There was Sarkozy's co-host at the Mediterranean summit, President Hosni Mubarak, whose secret police regularly use electricity on their prisoners and whose prison guards force inmates to rape each other.

And there were the representatives of Algeria, whose policemen used to pump water into their prisoners till they burst; and Tunisia, where about a third of the population are paid spies for the secret police. And Morocco, where journalists are locked up for offending our latest plucky little king; and Israel, whose gentle treatment of all Palestinian prisoners has to be seen to be believed.

No wonder the French flics and "force de renseignement" and the Arab "mukhabarat" and any number of other dark figures littered the pavements around the Place de la Concorde yesterday. No one, it seems, can forget The Day of the Jackal, although tens of thousands of Arabs might have concluded that there were jackals enough on the podium alongside M. Sarkozy.
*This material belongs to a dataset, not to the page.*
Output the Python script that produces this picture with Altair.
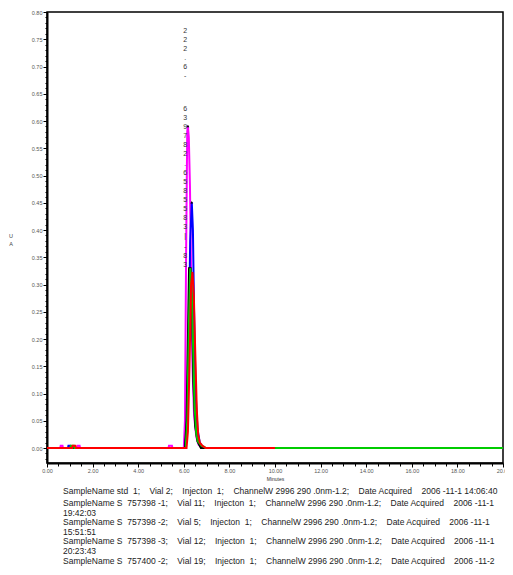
import altair as alt
import pandas as pd

# ---------------- data ----------------
series_names = ["std 1", "S 757398-1", "S 757398-2", "S 757398-3", "S 757400-2"]
series_colors = ["#FF00FF", "#0000FF", "#000000", "#00CC00", "#FF0000"]

magenta_t = [0.0, 0.58, 0.60, 0.68, 0.70, 1.33, 1.35, 1.43, 1.45, 5.33, 5.35, 5.48, 5.50,
             6.00, 6.05, 6.10, 6.15, 6.18, 6.22, 6.27, 6.32, 6.38, 6.45, 6.55, 6.65, 6.80, 10.0]
magenta_v = [0.0, 0.0, 0.004, 0.004, 0.0, 0.0, 0.004, 0.004, 0.0, 0.0, 0.004, 0.004, 0.0,
             0.0, 0.05, 0.35, 0.58, 0.591, 0.57, 0.48, 0.32, 0.15, 0.06, 0.02, 0.006, 0.0, 0.0]

blue_t = [0.0, 0.92, 0.94, 1.02, 1.04, 6.05, 6.12, 6.20, 6.28, 6.35, 6.40, 6.45, 6.52, 6.60,
          6.70, 6.80, 6.90, 10.0]
blue_v = [0.0, 0.0, 0.004, 0.004, 0.0, 0.0, 0.03, 0.15, 0.38, 0.451, 0.40, 0.25, 0.10, 0.035,
          0.01, 0.003, 0.0, 0.0]

black_t = [0.0, 6.05, 6.12, 6.18, 6.23, 6.30, 6.36, 6.42, 6.50, 6.60, 6.75, 10.0]
black_v = [0.0, 0.0, 0.05, 0.20, 0.33, 0.33, 0.25, 0.12, 0.04, 0.012, 0.0, 0.0]

green_t = [0.0, 1.02, 1.04, 1.18, 1.20, 6.08, 6.15, 6.22, 6.28, 6.34, 6.40, 6.47, 6.55, 6.62,
           6.70, 6.78, 6.90, 6.95, 20.0]
green_v = [0.0, 0.0, 0.004, 0.004, 0.0, 0.0, 0.05, 0.22, 0.33, 0.30, 0.20, 0.08, 0.025, 0.012,
           0.008, 0.004, 0.002, 0.0, 0.0]

red_t = [0.0, 1.10, 1.12, 1.25, 1.27, 6.12, 6.18, 6.25, 6.32, 6.38, 6.44, 6.50, 6.57, 6.63,
         6.70, 6.78, 6.85, 6.97, 10.0]
red_v = [0.0, 0.0, 0.004, 0.004, 0.0, 0.0, 0.03, 0.15, 0.30, 0.323, 0.28, 0.18, 0.07, 0.025,
         0.01, 0.006, 0.003, 0.0, 0.0]

series_t = [magenta_t, blue_t, black_t, green_t, red_t]
series_v = [magenta_v, blue_v, black_v, green_v, red_v]

# peak retention-time labels (stacked upright characters)
label_x = [6.06, 6.06, 6.06, 6.06]
label_y = [0.772, 0.630, 0.528, 0.376]
label_text = ["2\n2\n2\n.\n6\n\n-",
              "6\n3\n9\n7\n8\n2",
              ".\n6\n5\n8\n5\n5\n8\n3\n|",
              "-\n8\n3"]

apex_x = [6.18, 6.35]
apex_y = [0.591, 0.451]

x_ticks = [i * 0.5 for i in range(0, 41)]
y_ticks = [round(i * 0.01, 2) for i in range(-2, 81)]

S = "\u00a0"  # non-collapsing space
legend_first = ("SampleName std" + S * 2 + "1;" + S * 4 + "Vial 2;" + S * 4 + "Injecton" + S * 2 + "1;"
                + S * 4 + "ChannelW 2996 290 .0nm-1.2;" + S * 4 + "Date Acquired" + S * 4
                + "2006 -11-1 14:06:40")
legend_rest = [
    "SampleName S" + S * 2 + "757398 -1;" + S * 4 + "Vial 11;" + S * 4 + "Injecton" + S * 2 + "1;" + S * 4
    + "ChannelW 2996 290 .0nm-1.2;" + S * 4 + "Date Acquired" + S * 4 + "2006 -11-1",
    "19:42:03",
    "SampleName S" + S * 2 + "757398 -2;" + S * 4 + "Vial 5;" + S * 4 + "Injecton" + S * 2 + "1;" + S * 4
    + "ChannelW 2996 290 .0nm-1.2;" + S * 4 + "Date Acquired" + S * 4 + "2006 -11-1",
    "15:51:51",
    "SampleName S" + S * 2 + "757398 -3;" + S * 4 + "Vial 12;" + S * 4 + "Injecton" + S * 2 + "1;" + S * 4
    + "ChannelW 2996 290 .0nm-1.2;" + S * 4 + "Date Acquired" + S * 4 + "2006 -11-1",
    "20:23:43",
    "SampleName S" + S * 2 + "757400 -2;" + S * 4 + "Vial 19;" + S * 4 + "Injecton" + S * 2 + "1;" + S * 4
    + "ChannelW 2996 290 .0nm-1.2;" + S * 4 + "Date Acquired" + S * 4 + "2006 -11-2",
    "9:55:20",
]

# ---------------- chart ----------------
FONT = "Liberation Sans"

x_scale = alt.Scale(domain=[0, 20], nice=False, zero=False)
y_scale = alt.Scale(domain=[-0.0275, 0.80], nice=False, zero=False)

x_axis = alt.Axis(
    values=x_ticks,
    labelExpr="round(datum.value*10) % 20 == 0 ? format(datum.value, '.2f') : ''",
    tickSize={"condition": {"test": "round(datum.value*10) % 20 == 0", "value": 4}, "value": 3},
    title="Minutes", titleFontSize=5, titleFontWeight="normal", titlePadding=3,
    titleColor="#333", titleFont=FONT,
    labelFontSize=5.5, labelColor="#555", labelPadding=1, labelOverlap=False,
    labelFlush=False, labelFont=FONT,
    domainColor="black", domainWidth=2, tickColor="black", tickWidth=1, grid=False,
)
y_axis = alt.Axis(
    values=y_ticks,
    labelExpr="abs(round(datum.value*100) % 5) == 0 ? format(datum.value, '.2f') : ''",
    tickSize={"condition": {"test": "abs(round(datum.value*100) % 5) == 0", "value": 4}, "value": 2},
    title=None,
    labelFontSize=5.5, labelColor="#555", labelPadding=1, labelOverlap=False,
    labelFlush=False, labelFont=FONT,
    domainColor="black", domainWidth=2, tickColor="black", tickWidth=1, grid=False,
)


def X():
    return alt.X("t:Q", scale=x_scale, axis=x_axis)


def Y():
    return alt.Y("v:Q", scale=y_scale, axis=y_axis)


layers = []
for i, (name, col) in enumerate(zip(series_names, series_colors)):
    df = pd.DataFrame({"t": series_t[i], "v": series_v[i], "series": name})
    layers.append(
        alt.Chart(df).mark_line(color=col, strokeWidth=2).encode(x=X(), y=Y())
    )

apex_df = pd.DataFrame({"t": apex_x, "v": apex_y})
apex = alt.Chart(apex_df).mark_point(shape="triangle-up", filled=True, size=8,
                                     color="black", opacity=1).encode(x=X(), y=Y())

lab_df = pd.DataFrame({"t": label_x, "v": label_y, "txt": label_text})
labels = alt.Chart(lab_df).mark_text(
    font=FONT, fontSize=7, lineHeight=9, lineBreak="\n", align="center",
    baseline="top", color="#333").encode(x=X(), y=Y(), text="txt:N")

ytitle = alt.Chart(pd.DataFrame({"txt": ["U\nA"]})).mark_text(
    font=FONT, fontSize=5.5, lineHeight=8, lineBreak="\n", align="center",
    baseline="middle", color="#444").encode(
    x=alt.value(-36), y=alt.value(224), text="txt:N")

leg1 = alt.Chart(pd.DataFrame({"txt": [legend_first]})).mark_text(
    font=FONT, fontSize=8.5, align="left", baseline="middle", color="#222").encode(
    x=alt.value(16), y=alt.value(479), text="txt:N")

leg2 = alt.Chart(pd.DataFrame({"txt": ["\n".join(legend_rest)]})).mark_text(
    font=FONT, fontSize=8.5, lineHeight=9.6, lineBreak="\n", align="left",
    baseline="top", color="#222").encode(
    x=alt.value(16), y=alt.value(487), text="txt:N")

chart = alt.layer(*layers, apex, labels, ytitle, leg1, leg2).properties(
    width=456, height=451,
    autosize=alt.AutoSizeParams(type="none"),
    padding={"left": 39, "top": 4, "right": 2, "bottom": 104},
).configure_view(stroke="black", strokeWidth=1.5)

chart.save("out.html", embed_options={"renderer": "svg", "actions": False})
The French commentariat had bought the presidential line, prison hook and definitely sinker. "A winning gamble," one of Le Figaro's grovelling writers called it. The French admired Bashar's wife, Asma – a woman whose intelligence and elegance far surpass that of Madame La Presidente Carla, whose purple and red outfit matched the uniforms of the Foreign Legionaires. But the French still haven't learned the secret of Syrian foreign policy. Like the visa hunters in Casablanca, the Syrians wait. And wait. And wait. And in the end, there comes, inevitably, an invitation to Bastille Day.